EXERCISE AIM: Skip the pictures. Reproduce all other material exactly.

MATERIAL PROVIDED:
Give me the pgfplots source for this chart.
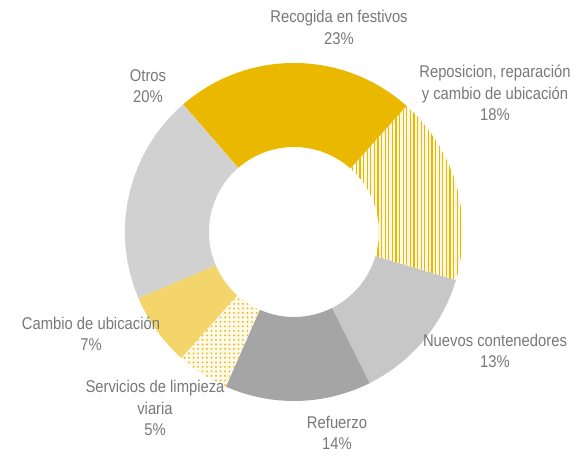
\documentclass[border=0pt]{standalone}
\usepackage{fontspec}
\setmainfont[FakeStretch=0.87]{Liberation Sans}
\usepackage{pgfplots}
\usepackage{pgfplotstable}
\pgfplotsset{compat=1.18}
\usetikzlibrary{patterns,patterns.meta}
\definecolor{gold}{RGB}{235,184,0}
\definecolor{pgray}{RGB}{165,165,165}
\definecolor{txt}{RGB}{120,120,120}
\tikzset{
  slice0/.style={fill=gold},
  slice1/.style={fill=gold!10,postaction={pattern={Lines[angle=90,distance=3.6pt,line width=1.1pt]},pattern color=gold}},
  slice2/.style={fill=pgray!45,postaction={pattern={Dots[distance=2pt,radius=0.6pt]},pattern color=pgray!90!black}},
  slice3/.style={fill=pgray},
  slice4/.style={fill=gold!8,postaction={pattern={Dots[distance=4.5pt,radius=1pt]},pattern color=gold}},
  slice5/.style={fill=gold!45,postaction={pattern={Dots[distance=2pt,radius=0.6pt]},pattern color=gold}},
  slice6/.style={fill=pgray!35,postaction={pattern={Dots[distance=2pt,radius=0.55pt]},pattern color=pgray}},
}
\pgfplotstableread{
pct
23
18
13
14
5
7
20
}\piedata
\begin{document}
\begin{tikzpicture}
\begin{axis}[
  hide axis, scale only axis,
  width=578pt, height=457pt,
  xmin=0, xmax=578, ymin=0, ymax=457,
]
\addplot[draw=none] coordinates {(0,0) (578,457)};
\gdef\astart{131}
\pgfplotsforeachungrouped \i in {0,...,6}{%
  \pgfplotstablegetelem{\i}{pct}\of\piedata
  \pgfmathsetmacro\aend{\astart-3.6*\pgfplotsretval}%
  \edef\temp{\noexpand\path[slice\i] ([shift={(\astart:169pt)}]axis cs:294,225) arc[start angle=\astart, end angle=\aend, radius=169pt] -- ([shift={(\aend:85pt)}]axis cs:294,225) arc[start angle=\aend, end angle=\astart, radius=85pt] -- cycle;}%
  \temp
  \global\let\astart\aend
}
\tikzset{lbl/.style={align=center,text=txt,font=\fontsize{17}{21.5}\selectfont,inner sep=0pt}}
\node[lbl] at (axis cs:339,429.5) {Recogida en festivos\\23\%};
\node[lbl] at (axis cs:495,364) {Reposicion, reparación\\y cambio de ubicación\\18\%};
\node[lbl] at (axis cs:495,106) {Nuevos contenedores\\13\%};
\node[lbl] at (axis cs:337,24) {Refuerzo\\14\%};
\node[lbl] at (axis cs:155,49) {Servicios de limpieza\\viaria\\5\%};
\node[lbl] at (axis cs:91,123) {Cambio de ubicación\\7\%};
\node[lbl] at (axis cs:148,371) {Otros\\20\%};
\end{axis}
\pgfresetboundingbox
\path[use as bounding box] (current axis.south west) rectangle (current axis.north east);
\end{tikzpicture}
\end{document}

PROBLEM SOLUTION:
Give me the pgfplots source for this chart.
\documentclass[border=0pt]{standalone}
\usepackage{fontspec}
\setmainfont[FakeStretch=0.87]{Liberation Sans}
\usepackage{pgfplots}
\usepackage{pgfplotstable}
\pgfplotsset{compat=1.18}
\usetikzlibrary{patterns,patterns.meta}
\definecolor{gold}{RGB}{235,184,0}
\definecolor{pgray}{RGB}{165,165,165}
\definecolor{txt}{RGB}{120,120,120}
\tikzset{
  slice0/.style={fill=gold},
  slice1/.style={fill=gold!10,postaction={pattern={Lines[angle=90,distance=3.6pt,line width=1.1pt]},pattern color=gold}},
  slice2/.style={fill=pgray!45,postaction={pattern={Dots[distance=2pt,radius=0.6pt]},pattern color=pgray!90!black}},
  slice3/.style={fill=pgray},
  slice4/.style={fill=gold!8,postaction={pattern={Dots[distance=4.5pt,radius=1pt]},pattern color=gold}},
  slice5/.style={fill=gold!45,postaction={pattern={Dots[distance=2pt,radius=0.6pt]},pattern color=gold}},
  slice6/.style={fill=pgray!35,postaction={pattern={Dots[distance=2pt,radius=0.55pt]},pattern color=pgray}},
}
\pgfplotstableread{
pct
23
18
13
14
5
7
20
}\piedata
\begin{document}
\begin{tikzpicture}
\begin{axis}[
  hide axis, scale only axis,
  width=578pt, height=457pt,
  xmin=0, xmax=578, ymin=0, ymax=457,
]
\addplot[draw=none] coordinates {(0,0) (578,457)};
\gdef\astart{131}
\pgfplotsforeachungrouped \i in {0,...,6}{%
  \pgfplotstablegetelem{\i}{pct}\of\piedata
  \pgfmathsetmacro\aend{\astart-3.6*\pgfplotsretval}%
  \edef\temp{\noexpand\path[slice\i] ([shift={(\astart:169pt)}]axis cs:294,225) arc[start angle=\astart, end angle=\aend, radius=169pt] -- ([shift={(\aend:85pt)}]axis cs:294,225) arc[start angle=\aend, end angle=\astart, radius=85pt] -- cycle;}%
  \temp
  \global\let\astart\aend
}
\tikzset{lbl/.style={align=center,text=txt,font=\fontsize{17}{21.5}\selectfont,inner sep=0pt}}
\node[lbl] at (axis cs:339,429.5) {Recogida en festivos\\23\%};
\node[lbl] at (axis cs:495,364) {Reposicion, reparación\\y cambio de ubicación\\18\%};
\node[lbl] at (axis cs:495,106) {Nuevos contenedores\\13\%};
\node[lbl] at (axis cs:337,24) {Refuerzo\\14\%};
\node[lbl] at (axis cs:155,49) {Servicios de limpieza\\viaria\\5\%};
\node[lbl] at (axis cs:91,123) {Cambio de ubicación\\7\%};
\node[lbl] at (axis cs:148,371) {Otros\\20\%};
\end{axis}
\pgfresetboundingbox
\path[use as bounding box] (current axis.south west) rectangle (current axis.north east);
\end{tikzpicture}
\end{document}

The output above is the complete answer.